AIM – Retype the data that follows line by line, exactly, and leave its pictures out.

INFORMATION PROVIDED –

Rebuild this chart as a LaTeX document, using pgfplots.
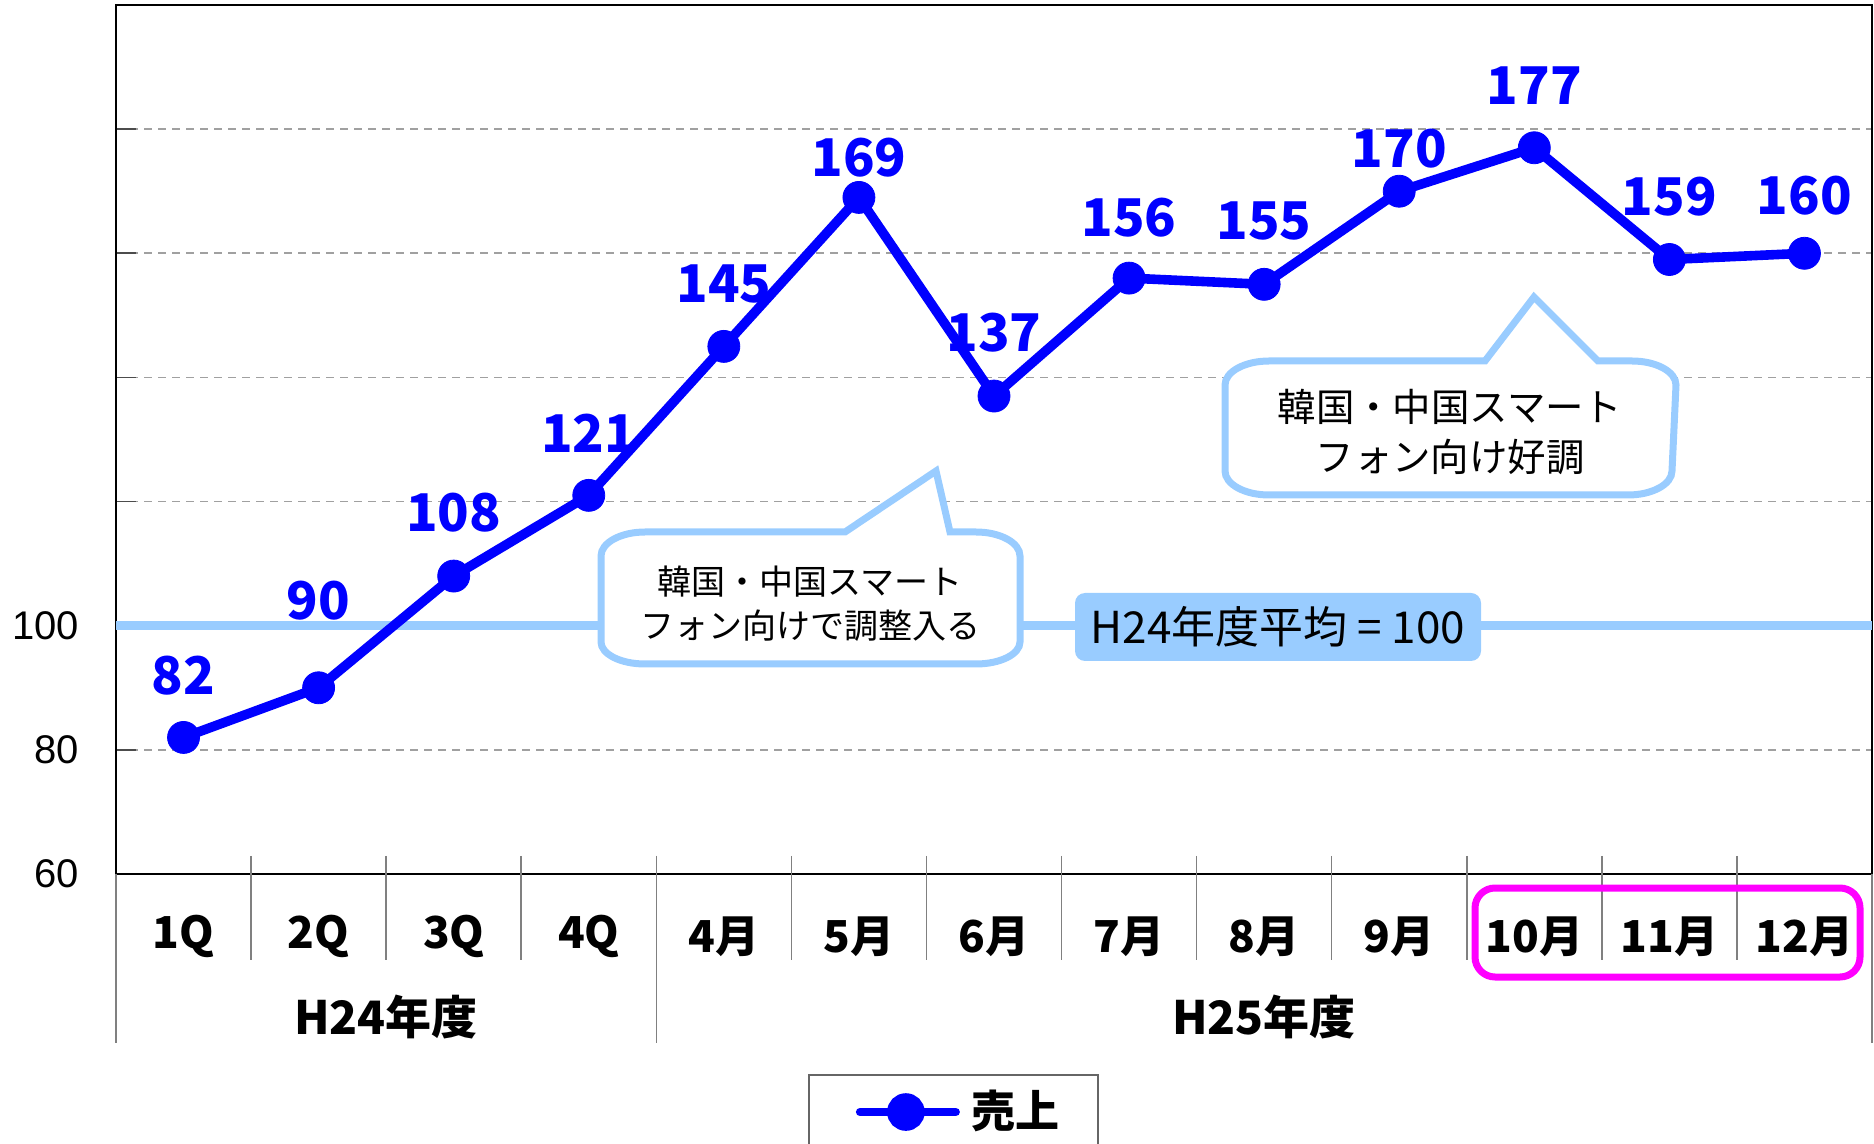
\documentclass[border=0pt]{standalone}
\usepackage{fontspec}
\setmainfont{Noto Sans CJK JP}
\newfontfamily\lib{Liberation Sans}
\usepackage{pgfplots}
\usepackage{pgfplotstable}
\pgfplotsset{compat=1.18}
\definecolor{lb}{HTML}{99CCFF}
\definecolor{gridgray}{HTML}{A0A0A0}
\definecolor{sepgray}{HTML}{808080}
\definecolor{mag}{HTML}{FF00FF}

\pgfplotstableread{
x y dy
0 82 15.5
1 90 21.8
2 108 15.8
3 121 15.5
4 145 15.5
5 169 9.9
6 137 15.8
7 156 15.2
8 155 15.8
9 170 10.75
10 177 15.5
11 159 15.8
12 160 14.3
}\sales

\begin{document}
\begin{tikzpicture}
\path[use as bounding box] (-29bp,-67.5bp) rectangle (439.5bp,218.5bp);
\clip (-29bp,-67.5bp) rectangle (439.5bp,218.5bp);
\begin{axis}[
  at={(0,0)}, anchor=south west,
  scale only axis, width=439bp, height=217.25bp,
  xmin=-0.5, xmax=12.5, ymin=60, ymax=200,
  xtick={0,...,12},
  xticklabels={1Q,2Q,3Q,4Q,4月,5月,6月,7月,8月,9月,10月,11月,12月},
  xticklabel style={anchor=center, yshift=-15.6bp, inner sep=0pt,
     font=\bfseries\fontsize{11bp}{11bp}\selectfont},
  major x tick style={draw=none},
  ytick={60,80,...,180}, yticklabels={60,80,100,,,,},
  ymajorgrids,
  major grid style={gridgray, line width=0.4bp, dash pattern=on 2bp off 1.5bp},
  ytick pos=left, tick align=inside, major tick length=5bp,
  y tick style={black!70, line width=0.4bp},
  yticklabel style={font=\lib\fontsize{10bp}{10bp}\selectfont, inner sep=0pt, xshift=-9bp},
  /pgf/number format/assume math mode=true,
  axis line style={black, line width=0.5bp},
  legend style={at={(0.3947,-0.2739)}, anchor=west, draw=none, fill=none,
     inner xsep=11.5bp, inner ysep=0pt, column sep=3bp,
     font=\bfseries\fontsize{11bp}{11bp}\selectfont, nodes={inner sep=0pt}},
  legend image code/.code={\draw[blue, line width=2bp, line cap=round] (0bp,0bp) -- (24bp,0bp);
     \fill[blue] (11.5bp,0bp) circle (3.5bp);},
]
\addplot[lb, line width=2.3bp, forget plot] coordinates {(-0.5,100) (12.5,100)};
\addplot[blue, line width=2.4bp, mark=*, mark size=4bp,
   mark options={fill=blue, draw=blue, line width=0.2bp},
   visualization depends on={\thisrow{dy}\as\dyval},
   nodes near coords,
   every node near coord/.append style={font=\bfseries\fontsize{13bp}{13bp}\selectfont,
      text=blue, anchor=center, yshift=\dyval bp}]
 table[x=x, y=y] {\sales};
\addlegendentry{売上}
\end{axis}
% category separators
\foreach \k in {1,...,12} {
  \draw[sepgray, line width=0.4bp] ({\k*33.769bp},4.5bp) -- ({\k*33.769bp},-21.5bp);
}
\draw[sepgray, line width=0.4bp] (0bp,0bp) -- (0bp,-42.25bp);
\draw[sepgray, line width=0.4bp] (135.08bp,4.5bp) -- (135.08bp,-42.25bp);
\draw[sepgray, line width=0.4bp] (439bp,0bp) -- (439bp,-42.25bp);
\node[font=\bfseries\fontsize{11.5bp}{11.5bp}\selectfont] at (67.54bp,-35.75bp) {H24年度};
\node[font=\bfseries\fontsize{11.5bp}{11.5bp}\selectfont] at (287.04bp,-35.75bp) {H25年度};
% highlight box
\draw[mag, line width=1.75bp, rounded corners=5bp] (339.75bp,-3.5bp) rectangle (436bp,-25.75bp);
% legend frame
\draw[black!60, line width=0.5bp] (173.25bp,-50.25bp) rectangle (245.5bp,-90bp);
% average label
\fill[lb, rounded corners=2.5bp] (239.75bp,53.25bp) rectangle (341.25bp,70.25bp);
\node[font=\fontsize{11bp}{11bp}\selectfont] at (290.5bp,61.75bp) {H24年度平均 = 100};
% callout 1
\draw[lb, line width=1.75bp, fill=white, line join=miter]
  (205bp,100.75bp) -- (208.5bp,85.5bp) -- (215bp,85.5bp)
  arc[start angle=90, end angle=0, x radius=11bp, y radius=6bp]
  -- (226bp,58bp)
  arc[start angle=0, end angle=-90, x radius=11bp, y radius=5.5bp]
  -- (132.25bp,52.5bp)
  arc[start angle=270, end angle=180, x radius=11bp, y radius=5.5bp]
  -- (121.25bp,79.5bp)
  arc[start angle=180, end angle=90, x radius=11bp, y radius=6bp]
  -- (182.25bp,85.5bp) -- cycle;
\node[align=center, font=\fontsize{8.5bp}{11bp}\selectfont] at (173.5bp,67.5bp)
  {韓国・中国スマート\\フォン向けで調整入る};
% callout 2
\draw[lb, line width=1.75bp, fill=white, line join=miter]
  (354.5bp,144.25bp) -- (370.5bp,128.25bp) -- (379bp,128.25bp)
  arc[start angle=90, end angle=0, x radius=11bp, y radius=6bp]
  -- (389bp,100.75bp)
  arc[start angle=0, end angle=-90, x radius=11bp, y radius=6bp]
  -- (288.25bp,94.75bp)
  arc[start angle=270, end angle=180, x radius=11bp, y radius=6bp]
  -- (277.25bp,122.25bp)
  arc[start angle=180, end angle=90, x radius=11bp, y radius=6bp]
  -- (342.25bp,128.25bp) -- cycle;
\node[align=center, font=\fontsize{9.6bp}{12.5bp}\selectfont] at (333.5bp,110.5bp)
  {韓国・中国スマート\\フォン向け好調};
\end{tikzpicture}
\end{document}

COMPLETE RESPONSE –
Rebuild this chart as a LaTeX document, using pgfplots.
\documentclass[border=0pt]{standalone}
\usepackage{fontspec}
\setmainfont{Noto Sans CJK JP}
\newfontfamily\lib{Liberation Sans}
\usepackage{pgfplots}
\usepackage{pgfplotstable}
\pgfplotsset{compat=1.18}
\definecolor{lb}{HTML}{99CCFF}
\definecolor{gridgray}{HTML}{A0A0A0}
\definecolor{sepgray}{HTML}{808080}
\definecolor{mag}{HTML}{FF00FF}

\pgfplotstableread{
x y dy
0 82 15.5
1 90 21.8
2 108 15.8
3 121 15.5
4 145 15.5
5 169 9.9
6 137 15.8
7 156 15.2
8 155 15.8
9 170 10.75
10 177 15.5
11 159 15.8
12 160 14.3
}\sales

\begin{document}
\begin{tikzpicture}
\path[use as bounding box] (-29bp,-67.5bp) rectangle (439.5bp,218.5bp);
\clip (-29bp,-67.5bp) rectangle (439.5bp,218.5bp);
\begin{axis}[
  at={(0,0)}, anchor=south west,
  scale only axis, width=439bp, height=217.25bp,
  xmin=-0.5, xmax=12.5, ymin=60, ymax=200,
  xtick={0,...,12},
  xticklabels={1Q,2Q,3Q,4Q,4月,5月,6月,7月,8月,9月,10月,11月,12月},
  xticklabel style={anchor=center, yshift=-15.6bp, inner sep=0pt,
     font=\bfseries\fontsize{11bp}{11bp}\selectfont},
  major x tick style={draw=none},
  ytick={60,80,...,180}, yticklabels={60,80,100,,,,},
  ymajorgrids,
  major grid style={gridgray, line width=0.4bp, dash pattern=on 2bp off 1.5bp},
  ytick pos=left, tick align=inside, major tick length=5bp,
  y tick style={black!70, line width=0.4bp},
  yticklabel style={font=\lib\fontsize{10bp}{10bp}\selectfont, inner sep=0pt, xshift=-9bp},
  /pgf/number format/assume math mode=true,
  axis line style={black, line width=0.5bp},
  legend style={at={(0.3947,-0.2739)}, anchor=west, draw=none, fill=none,
     inner xsep=11.5bp, inner ysep=0pt, column sep=3bp,
     font=\bfseries\fontsize{11bp}{11bp}\selectfont, nodes={inner sep=0pt}},
  legend image code/.code={\draw[blue, line width=2bp, line cap=round] (0bp,0bp) -- (24bp,0bp);
     \fill[blue] (11.5bp,0bp) circle (3.5bp);},
]
\addplot[lb, line width=2.3bp, forget plot] coordinates {(-0.5,100) (12.5,100)};
\addplot[blue, line width=2.4bp, mark=*, mark size=4bp,
   mark options={fill=blue, draw=blue, line width=0.2bp},
   visualization depends on={\thisrow{dy}\as\dyval},
   nodes near coords,
   every node near coord/.append style={font=\bfseries\fontsize{13bp}{13bp}\selectfont,
      text=blue, anchor=center, yshift=\dyval bp}]
 table[x=x, y=y] {\sales};
\addlegendentry{売上}
\end{axis}
% category separators
\foreach \k in {1,...,12} {
  \draw[sepgray, line width=0.4bp] ({\k*33.769bp},4.5bp) -- ({\k*33.769bp},-21.5bp);
}
\draw[sepgray, line width=0.4bp] (0bp,0bp) -- (0bp,-42.25bp);
\draw[sepgray, line width=0.4bp] (135.08bp,4.5bp) -- (135.08bp,-42.25bp);
\draw[sepgray, line width=0.4bp] (439bp,0bp) -- (439bp,-42.25bp);
\node[font=\bfseries\fontsize{11.5bp}{11.5bp}\selectfont] at (67.54bp,-35.75bp) {H24年度};
\node[font=\bfseries\fontsize{11.5bp}{11.5bp}\selectfont] at (287.04bp,-35.75bp) {H25年度};
% highlight box
\draw[mag, line width=1.75bp, rounded corners=5bp] (339.75bp,-3.5bp) rectangle (436bp,-25.75bp);
% legend frame
\draw[black!60, line width=0.5bp] (173.25bp,-50.25bp) rectangle (245.5bp,-90bp);
% average label
\fill[lb, rounded corners=2.5bp] (239.75bp,53.25bp) rectangle (341.25bp,70.25bp);
\node[font=\fontsize{11bp}{11bp}\selectfont] at (290.5bp,61.75bp) {H24年度平均 = 100};
% callout 1
\draw[lb, line width=1.75bp, fill=white, line join=miter]
  (205bp,100.75bp) -- (208.5bp,85.5bp) -- (215bp,85.5bp)
  arc[start angle=90, end angle=0, x radius=11bp, y radius=6bp]
  -- (226bp,58bp)
  arc[start angle=0, end angle=-90, x radius=11bp, y radius=5.5bp]
  -- (132.25bp,52.5bp)
  arc[start angle=270, end angle=180, x radius=11bp, y radius=5.5bp]
  -- (121.25bp,79.5bp)
  arc[start angle=180, end angle=90, x radius=11bp, y radius=6bp]
  -- (182.25bp,85.5bp) -- cycle;
\node[align=center, font=\fontsize{8.5bp}{11bp}\selectfont] at (173.5bp,67.5bp)
  {韓国・中国スマート\\フォン向けで調整入る};
% callout 2
\draw[lb, line width=1.75bp, fill=white, line join=miter]
  (354.5bp,144.25bp) -- (370.5bp,128.25bp) -- (379bp,128.25bp)
  arc[start angle=90, end angle=0, x radius=11bp, y radius=6bp]
  -- (389bp,100.75bp)
  arc[start angle=0, end angle=-90, x radius=11bp, y radius=6bp]
  -- (288.25bp,94.75bp)
  arc[start angle=270, end angle=180, x radius=11bp, y radius=6bp]
  -- (277.25bp,122.25bp)
  arc[start angle=180, end angle=90, x radius=11bp, y radius=6bp]
  -- (342.25bp,128.25bp) -- cycle;
\node[align=center, font=\fontsize{9.6bp}{12.5bp}\selectfont] at (333.5bp,110.5bp)
  {韓国・中国スマート\\フォン向け好調};
\end{tikzpicture}
\end{document}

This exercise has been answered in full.